=== Records ===

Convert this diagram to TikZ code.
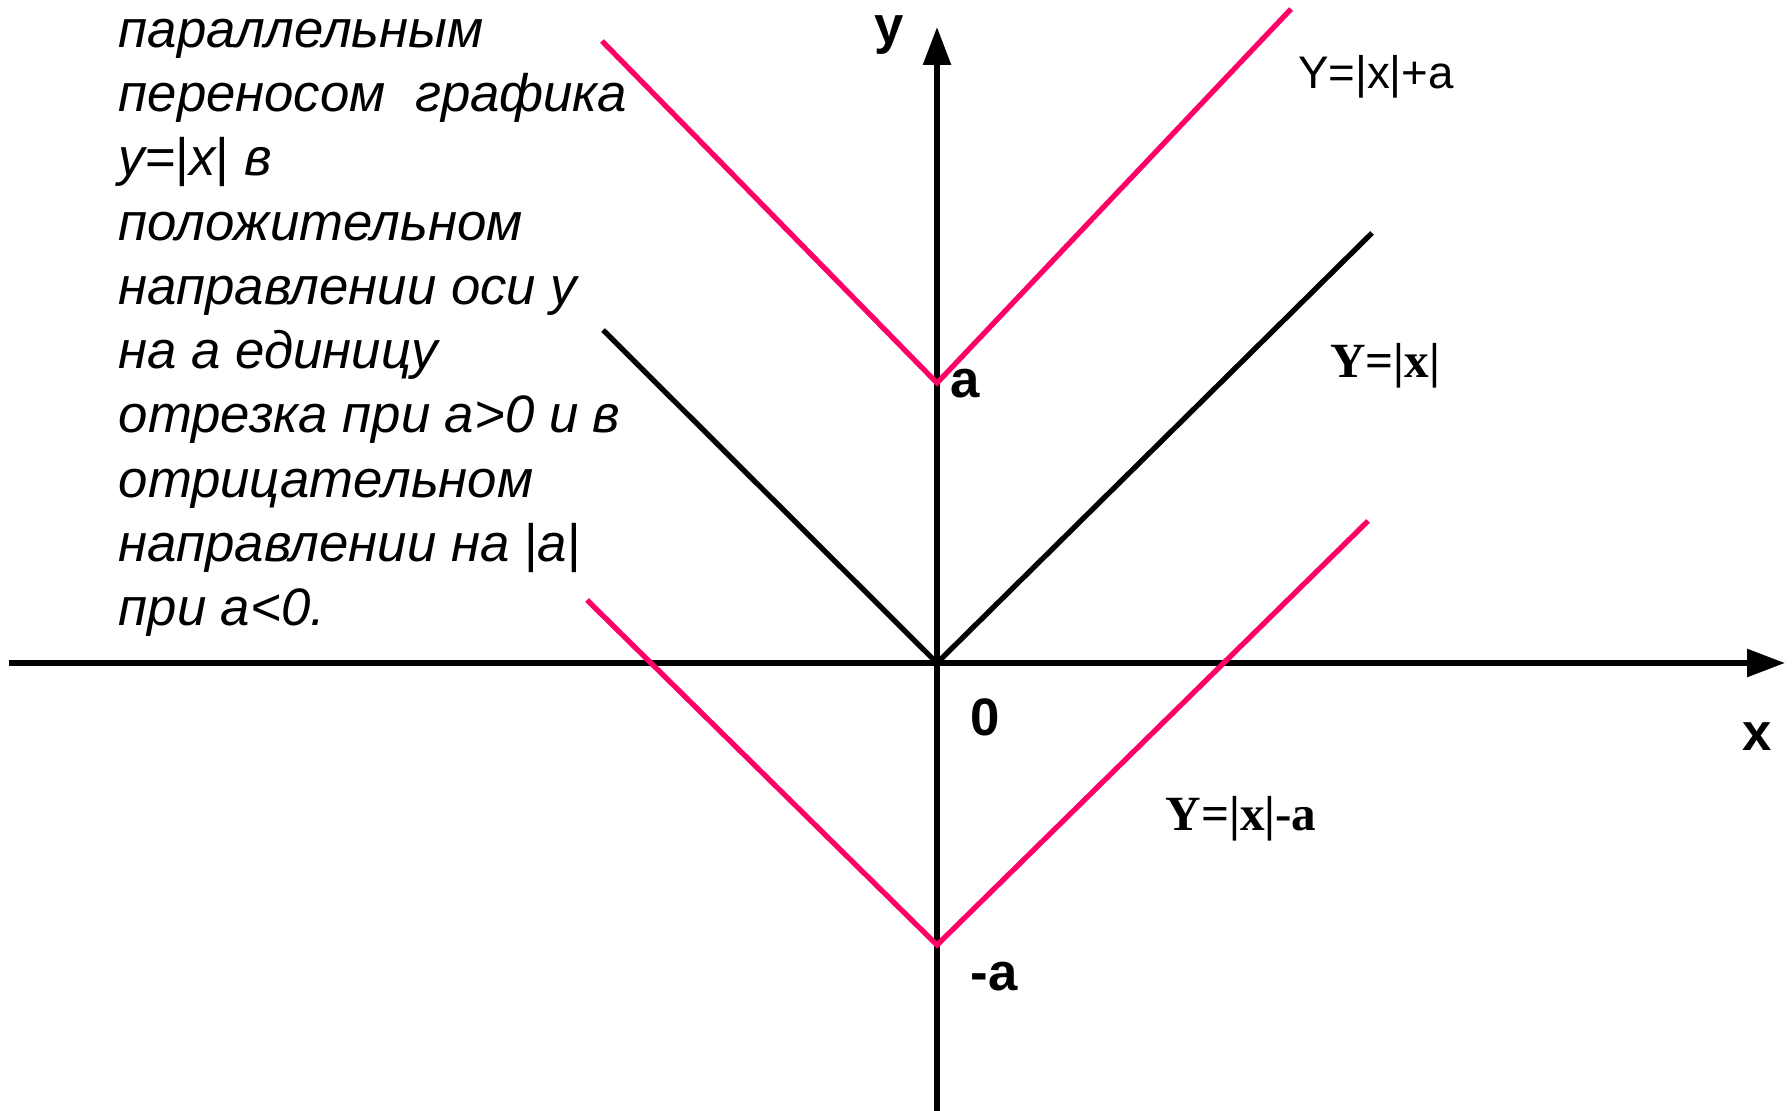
\documentclass[tikz,border=0pt]{standalone}
\usepackage{fontspec}
\setmainfont{Liberation Sans}
\newfontfamily\serifbf{Liberation Serif}
\usetikzlibrary{arrows.meta}
\definecolor{shiftpink}{RGB}{255,0,102}

\begin{document}
\begin{tikzpicture}[
        x=0.1mm, y=-0.1mm, % one unit = one pixel of the sheet
        axis/.style={line width=1.6pt, -{Triangle[length=3.8mm, width=2.7mm]}},
        graph/.style={line width=1.5pt, line join=miter},
        shifted/.style={graph, draw=shiftpink},
        axislabel/.style={anchor=base, inner sep=0pt, font=\fontsize{15}{18}\selectfont\bfseries},
        formula/.style={anchor=base, inner sep=0pt, font=\fontsize{14}{16}\selectfont\serifbf\bfseries},
        note/.style={anchor=north west, inner sep=0pt, align=left, font=\fontsize{15}{18.3}\selectfont\itshape}
    ]
    \useasboundingbox (0,0) rectangle (1792,1111);

    % Axes
    \coordinate (xl) at (9, 663);
    \coordinate (xr) at (1785, 663);
    \coordinate (yb) at (937, 1111);
    \coordinate (yt) at (937, 27);
    \draw[axis] (xl) -- (xr);
    \draw[axis] (yb) -- (yt);

    % y = |x|
    \coordinate (o) at (937, 663);
    \coordinate (bl) at (603, 330);
    \coordinate (br) at (1372, 233);
    \draw[graph] (bl) -- (o) -- (br);

    % y = |x| + a
    \coordinate (ta) at (937, 383);
    \coordinate (tl) at (602, 41);
    \coordinate (tr) at (1291, 9);
    \draw[shifted] (tl) -- (ta) -- (tr);

    % y = |x| - a
    \coordinate (ma) at (937, 945);
    \coordinate (ml) at (587, 600);
    \coordinate (mr) at (1368, 521);
    \draw[shifted] (ml) -- (ma) -- (mr);

    % Axis marks
    \node[axislabel] (ylab) at (889, 44) {y};
    \node[axislabel] (xlab) at (1757, 750) {x};
    \node[axislabel] (zero) at (985, 735) {0};
    \node[axislabel] (alab) at (965, 398) {a};
    \node[axislabel] (malab) at (994, 990) {-a};

    % Graph labels
    \node[anchor=base, inner sep=0pt, font=\fontsize{13}{16}\selectfont] (lplus) at (1376, 89) {Y=|x|+a};
    \node[formula] (lbase) at (1385, 378) {Y=|x|};
    \node[formula] (lminus) at (1241, 830) {Y=|x|-a};

    % Explanation
    \node[note] (rule) at (118, 18) {параллельным\\
        переносом\ \ графика\\
        у{\upshape=|}x{\upshape|} в\\
        положительном\\
        направлении оси у\\
        на а единицу\\
        отрезка при а>0 и в\\
        отрицательном\\
        направлении на {\upshape|}а{\upshape|}\\
        при а<0.};

\end{tikzpicture}
\end{document}
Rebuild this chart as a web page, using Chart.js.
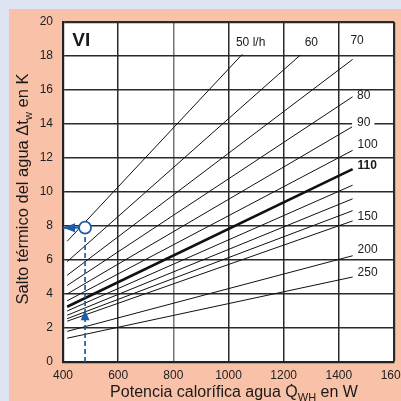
<!DOCTYPE html>
<html><head><meta charset="utf-8">
<script src="https://cdn.jsdelivr.net/npm/chart.js@4.4.1/dist/chart.umd.min.js"></script>
<style>html,body{margin:0;padding:0;width:401px;height:401px;overflow:hidden;background:#dfe4f2}</style>
</head><body>
<canvas id="c" width="420" height="401" style="display:block;width:420px;height:401px"></canvas>
<script>
// ---- data ----
const flows   = [50, 60, 70, 80, 90, 100, 110, 120, 130, 140, 150, 200, 250]; // l/h
const startQ  = [415, 415, 415, 415, 415, 415, 415, 415, 415, 415, 415, 415, 415];
const startDT = [7.1, 5.9, 5.1, 4.5, 4.0, 3.6, 3.25, 3.0, 2.75, 2.55, 2.4, 1.8, 1.4];
const endQ    = [1050, 1260, 1450, 1450, 1450, 1450, 1450, 1450, 1450, 1450, 1450, 1450, 1450];
const endDT   = [18.1, 18.05, 17.8, 15.6, 13.85, 12.45, 11.35, 10.4, 9.6, 8.9, 8.3, 6.25, 5.0];
const lineLabels = ['50 l/h', '60', '70', '80', '90', '100', '110', '', '', '', '150', '200', '250'];
const xTickValues = [400, 600, 800, 1000, 1200, 1400, 1600];
const yTickValues = [0, 2, 4, 6, 8, 10, 12, 14, 16, 18, 20];
const exampleQ = 480, exampleDT = 7.9;
const panelTag = 'VI';
const xTitle = ['Potencia calorífica agua ', 'Q\u0307', 'WH', ' en W'];
const yTitle = ['Salto térmico del agua ', 'Δt', 'w', ' en K'];

// ---- label placement (data coords, left/middle anchored) ----
const labelQ  = [1027, 1276, 1442, 1466, 1466, 1468, 1468, null, null, null, 1468, 1468, 1468];
const labelDT = [18.8, 18.8, 18.88, 15.66, 14.06, 12.78, 11.56, null, null, null, 8.53, 6.6, 5.24];

const BLUE = '#1f5ca8';
const FONT = "'Liberation Sans', Arial, Helvetica, sans-serif";

const datasets = [];
datasets.push({
  data: [{x: exampleQ, y: exampleDT}], showLine: false, order: 0,
  pointRadius: 6, pointBackgroundColor: '#fff', pointBorderColor: BLUE, pointBorderWidth: 1.8
});
datasets.push({
  data: [{x: exampleQ, y: 0}, {x: exampleQ, y: exampleDT}], showLine: true, order: 1,
  borderColor: BLUE, borderWidth: 1.7, borderDash: [5, 3], pointRadius: 0
});
datasets.push({
  data: [{x: 400, y: exampleDT}, {x: exampleQ, y: exampleDT}], showLine: true, order: 1,
  borderColor: BLUE, borderWidth: 2, pointRadius: 0
});
flows.forEach((f, i) => {
  datasets.push({
    label: String(f),
    data: [{x: startQ[i], y: startDT[i]}, {x: endQ[i], y: endDT[i]}],
    showLine: true, order: 2,
    borderColor: '#111', borderWidth: f === 110 ? 2.6 : 1, pointRadius: 0
  });
});

const bgPlugin = {
  id: 'bg',
  beforeDraw(chart) {
    const c = chart.ctx, a = chart.chartArea;
    c.save();
    c.fillStyle = '#dfe4f2'; c.fillRect(0, 0, chart.width, chart.height);
    c.fillStyle = '#f9c1a7'; c.fillRect(9, 9, chart.width - 9, chart.height - 9);
    c.fillStyle = '#ffffff'; c.fillRect(a.left, a.top, a.right - a.left, a.bottom - a.top);
    c.restore();
  }
};

function drawSubText(c, parts, big, small, cx, cy) {
  c.font = big + 'px ' + FONT;
  const w0 = c.measureText(parts[0]).width, w1 = c.measureText(parts[1]).width, w3 = c.measureText(parts[3]).width;
  c.font = small + 'px ' + FONT;
  const w2 = c.measureText(parts[2]).width;
  const total = w0 + w1 + w2 + w3;
  let x = cx - total / 2;
  c.textAlign = 'left'; c.textBaseline = 'alphabetic';
  c.font = big + 'px ' + FONT;
  c.fillText(parts[0], x, cy); x += w0;
  c.fillText(parts[1], x, cy); x += w1;
  c.font = small + 'px ' + FONT;
  c.fillText(parts[2], x, cy + 4); x += w2;
  c.font = big + 'px ' + FONT;
  c.fillText(parts[3], x, cy);
}

const overlayPlugin = {
  id: 'overlay',
  afterDatasetsDraw(chart) {
    const c = chart.ctx, xs = chart.scales.x, ys = chart.scales.y;
    c.save();
    c.textAlign = 'left'; c.textBaseline = 'middle';
    lineLabels.forEach((t, i) => {
      if (!t) return;
      const px = xs.getPixelForValue(labelQ[i]), py = ys.getPixelForValue(labelDT[i]);
      c.font = (flows[i] === 110 ? 'bold ' : '') + '12px ' + FONT;
      if (flows[i] === 90) {
        const w = c.measureText(t).width;
        c.fillStyle = '#fff'; c.fillRect(px - 5, py - 6, w + 9, 12);
      }
      c.fillStyle = '#1a1a1a';
      c.fillText(t, px, py);
    });
    c.font = 'bold 19px ' + FONT; c.fillStyle = '#1a1a1a'; c.textAlign = 'center';
    c.fillText(panelTag, xs.getPixelForValue(466), ys.getPixelForValue(18.9));
    c.fillStyle = BLUE;
    const ax = xs.getPixelForValue(exampleQ), ay = ys.getPixelForValue(3.05);
    c.beginPath(); c.moveTo(ax, ay); c.lineTo(ax - 4.5, ay + 10); c.lineTo(ax + 4.5, ay + 10); c.closePath(); c.fill();
    const lx = xs.getPixelForValue(400), ly = ys.getPixelForValue(exampleDT);
    c.beginPath(); c.moveTo(lx, ly); c.lineTo(lx + 12, ly - 4.5); c.lineTo(lx + 12, ly + 4.5); c.closePath(); c.fill();
    c.restore();
  },
  afterDraw(chart) {
    const c = chart.ctx;
    c.save();
    c.fillStyle = '#1a1a1a';
    drawSubText(c, xTitle, 16, 11, 234, 397);
    c.translate(22, 189); c.rotate(-Math.PI / 2);
    drawSubText(c, yTitle, 16.5, 11, 0, 6);
    c.restore();
  }
};

new Chart(document.getElementById('c'), {
  type: 'scatter',
  data: { datasets },
  options: {
    responsive: false, animation: false, devicePixelRatio: 1,
    layout: { padding: { left: 0, top: 22, right: 26, bottom: 0 } },
    plugins: { legend: { display: false }, tooltip: { enabled: false } },
    scales: {
      x: {
        type: 'linear', min: 400, max: 1600,
        afterBuildTicks: s => { s.ticks = xTickValues.map(v => ({value: v})); },
        afterFit: s => { s.height = 39; },
        ticks: { padding: 6, color: '#222', font: { family: FONT, size: 12 }, callback: v => String(v) },
        grid: { drawTicks: false,
          color: ctx => (ctx.tick && ctx.tick.value === 800) ? '#777' : '#2a2a2a',
          lineWidth: ctx => (ctx.tick && ctx.tick.value === 1600) ? 2.2 : 1.5 },
        border: { display: true, color: '#222', width: 2.2 }
      },
      y: {
        type: 'linear', min: 0, max: 20,
        afterBuildTicks: s => { s.ticks = yTickValues.map(v => ({value: v})); },
        afterFit: s => { s.width = 63; },
        ticks: { padding: 10, color: '#222', font: { family: FONT, size: 12 }, callback: v => String(v) },
        grid: { drawTicks: false, color: '#2a2a2a',
          lineWidth: ctx => (ctx.tick && ctx.tick.value === 20) ? 2.2 : 1.5 },
        border: { display: true, color: '#222', width: 2.2 }
      }
    }
  },
  plugins: [bgPlugin, overlayPlugin]
});
</script>
</body></html>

=== Written request ===
Up to and including the line containing "at (1241, 830)", quote each line of the entries above from the very first, please, exactly and without images.

=== Task response ===
Convert this diagram to TikZ code.
\documentclass[tikz,border=0pt]{standalone}
\usepackage{fontspec}
\setmainfont{Liberation Sans}
\newfontfamily\serifbf{Liberation Serif}
\usetikzlibrary{arrows.meta}
\definecolor{shiftpink}{RGB}{255,0,102}

\begin{document}
\begin{tikzpicture}[
        x=0.1mm, y=-0.1mm, % one unit = one pixel of the sheet
        axis/.style={line width=1.6pt, -{Triangle[length=3.8mm, width=2.7mm]}},
        graph/.style={line width=1.5pt, line join=miter},
        shifted/.style={graph, draw=shiftpink},
        axislabel/.style={anchor=base, inner sep=0pt, font=\fontsize{15}{18}\selectfont\bfseries},
        formula/.style={anchor=base, inner sep=0pt, font=\fontsize{14}{16}\selectfont\serifbf\bfseries},
        note/.style={anchor=north west, inner sep=0pt, align=left, font=\fontsize{15}{18.3}\selectfont\itshape}
    ]
    \useasboundingbox (0,0) rectangle (1792,1111);

    % Axes
    \coordinate (xl) at (9, 663);
    \coordinate (xr) at (1785, 663);
    \coordinate (yb) at (937, 1111);
    \coordinate (yt) at (937, 27);
    \draw[axis] (xl) -- (xr);
    \draw[axis] (yb) -- (yt);

    % y = |x|
    \coordinate (o) at (937, 663);
    \coordinate (bl) at (603, 330);
    \coordinate (br) at (1372, 233);
    \draw[graph] (bl) -- (o) -- (br);

    % y = |x| + a
    \coordinate (ta) at (937, 383);
    \coordinate (tl) at (602, 41);
    \coordinate (tr) at (1291, 9);
    \draw[shifted] (tl) -- (ta) -- (tr);

    % y = |x| - a
    \coordinate (ma) at (937, 945);
    \coordinate (ml) at (587, 600);
    \coordinate (mr) at (1368, 521);
    \draw[shifted] (ml) -- (ma) -- (mr);

    % Axis marks
    \node[axislabel] (ylab) at (889, 44) {y};
    \node[axislabel] (xlab) at (1757, 750) {x};
    \node[axislabel] (zero) at (985, 735) {0};
    \node[axislabel] (alab) at (965, 398) {a};
    \node[axislabel] (malab) at (994, 990) {-a};

    % Graph labels
    \node[anchor=base, inner sep=0pt, font=\fontsize{13}{16}\selectfont] (lplus) at (1376, 89) {Y=|x|+a};
    \node[formula] (lbase) at (1385, 378) {Y=|x|};
    \node[formula] (lminus) at (1241, 830) {Y=|x|-a};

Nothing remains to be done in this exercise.